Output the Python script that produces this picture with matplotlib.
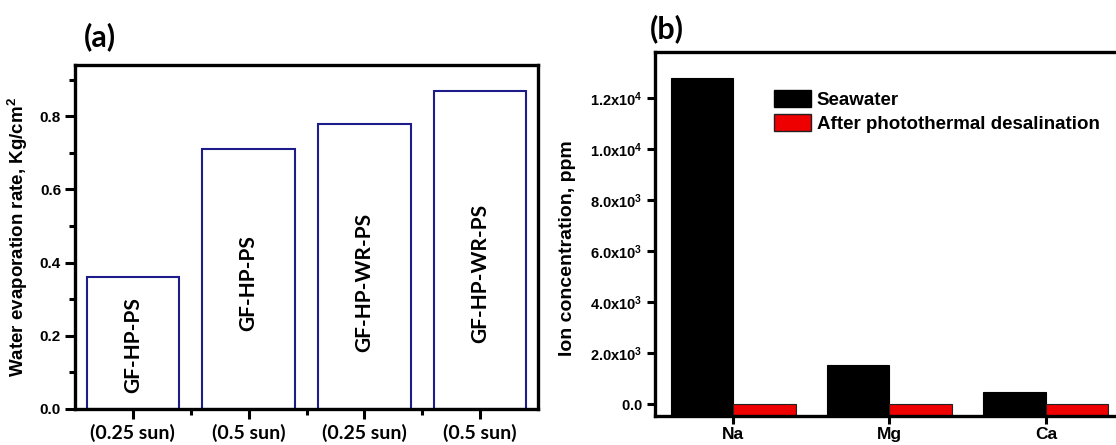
import matplotlib.pyplot as plt
import numpy as np
from matplotlib.patches import Patch
from matplotlib.ticker import MultipleLocator, FuncFormatter

plt.rcParams['mathtext.fontset'] = 'custom'
plt.rcParams['mathtext.rm'] = 'Liberation Sans:bold'
plt.rcParams['mathtext.bf'] = 'Liberation Sans:bold'

# panel (a): evaporation rate
samples = ['GF-HP-PS', 'GF-HP-PS', 'GF-HP-WR-PS', 'GF-HP-WR-PS']
suns = ['(0.25 sun)', '(0.5 sun)', '(0.25 sun)', '(0.5 sun)']
evap_rate = [0.36, 0.71, 0.78, 0.87]
label_y = [0.175, 0.344, 0.347, 0.37]

# panel (b): ion concentration
ions = ['Na', 'Mg', 'Ca']
seawater = [12800, 1530, 470]
desalinated = [0, 0, 0]

fig = plt.figure(figsize=(11.16, 4.45), dpi=100)
W, H = 1116, 445

def px_axes(l, t, r, b):
    return fig.add_axes([l / W, 1 - b / H, (r - l) / W, (b - t) / H])

# ---------- (a) ----------
ax = px_axes(75, 65, 538, 409)
x = np.arange(len(evap_rate))
ax.bar(x, evap_rate, width=0.8, facecolor='white', edgecolor='#1c1c8a', linewidth=1.5)
for i, s in enumerate(samples):
    ax.text(i, label_y[i], s, rotation=90, ha='center', va='center',
            family='Lato', fontweight='bold', fontsize=15)
ax.set_xlim(-0.5, 3.5)
ax.set_ylim(0, 0.94)
ax.set_xticks(x)
ax.set_xticklabels(suns, family='Lato', fontweight='bold', fontsize=14)
ax.xaxis.set_minor_locator(plt.FixedLocator(x[:-1] + 0.5))
ax.yaxis.set_major_locator(MultipleLocator(0.2))
ax.yaxis.set_minor_locator(MultipleLocator(0.1))
ax.yaxis.set_major_formatter(FuncFormatter(lambda v, p: f'{v:.1f}'))
for lab in ax.get_yticklabels():
    lab.set_fontweight('bold')
    lab.set_family('Liberation Sans')
    lab.set_fontsize(11)
ax.tick_params(axis='both', which='major', direction='out', length=7, width=2.2, pad=3)
ax.tick_params(axis='both', which='minor', direction='out', length=4, width=2.2)
ax.tick_params(axis='x', which='major', pad=4)
ax.tick_params(top=False, right=False)
for sp in ax.spines.values():
    sp.set_linewidth(2.4)
ax.set_ylabel('Water evaporation rate, Kg/cm$^\\mathbf{2}$', family='Liberation Sans',
              fontweight='bold', fontsize=13.5)
ax.yaxis.set_label_coords(-0.097, 0.5)
fig.text(84 / W, 1 - 37 / H, '(a)', family='Lato', fontweight='bold', fontsize=22,
         ha='left', va='center')

# ---------- (b) ----------
bx = px_axes(655, 52, 1124, 416)
xi = np.arange(len(ions))
ymin = -470
bx.bar(xi - 0.2, np.array(seawater) - ymin, bottom=ymin, width=0.4, color='black',
       edgecolor='black', linewidth=0.8, label='Seawater')
bx.bar(xi + 0.2, np.array(desalinated) - ymin, bottom=ymin, width=0.4, color='#ee0000',
       edgecolor='#222222', linewidth=0.8, label='After photothermal desalination')
bx.set_xlim(-0.5, 2.5)
bx.set_ylim(ymin, 13800)
bx.set_xticks(xi)
bx.set_xticklabels(ions, family='Liberation Sans', fontweight='bold', fontsize=12.5)
bx.set_yticks(np.arange(0, 12001, 2000))

def sci(v, p):
    if v == 0:
        return r'$\mathbf{0.0}$'
    e = int(np.floor(np.log10(v)))
    return r'$\mathbf{%.1fx10^{%d}}$' % (v / 10 ** e, e)

bx.yaxis.set_major_formatter(FuncFormatter(sci))
for lab in bx.get_yticklabels():
    lab.set_fontsize(10.5)
bx.tick_params(axis='both', which='major', direction='out', length=6, width=2.2, pad=3)
bx.tick_params(axis='x', pad=2)
for sp in bx.spines.values():
    sp.set_linewidth(2.4)
bx.set_ylabel('Ion concentration, ppm', family='Liberation Sans', fontweight='bold',
              fontsize=14)
bx.yaxis.set_label_coords(-0.168, 0.46)
handles = [Patch(facecolor='black', edgecolor='black', label='Seawater'),
           Patch(facecolor='#ee0000', edgecolor='#222222', label='After photothermal desalination')]
leg = bx.legend(handles=handles, loc='upper left', bbox_to_anchor=(774 / W, 1 - 90 / H),
                bbox_transform=fig.transFigure, frameon=False, borderpad=0, borderaxespad=0,
                handlelength=1.97, handleheight=1.0, handletextpad=0.3, labelspacing=0.3,
                prop={'family': 'Liberation Sans', 'weight': 'bold', 'size': 13.5})
fig.text(650 / W, 1 - 29 / H, '(b)', family='Lato', fontweight='bold', fontsize=22,
         ha='left', va='center')

fig.savefig('out.png', dpi=100)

┄┄┄┄┄┄┄┄┄┄┄┄┄┄┄┄┄┄┄┄

**DO THIS**
Begin at the first line of the data above and repeat each line exactly, stopping after the line containing "plt.rcParams['mathtext.bf'] = 'Liberation". Omit the pictures.

**ANSWER TO THE TASK**
Output the Python script that produces this picture with matplotlib.
import matplotlib.pyplot as plt
import numpy as np
from matplotlib.patches import Patch
from matplotlib.ticker import MultipleLocator, FuncFormatter

plt.rcParams['mathtext.fontset'] = 'custom'
plt.rcParams['mathtext.rm'] = 'Liberation Sans:bold'
plt.rcParams['mathtext.bf'] = 'Liberation Sans:bold'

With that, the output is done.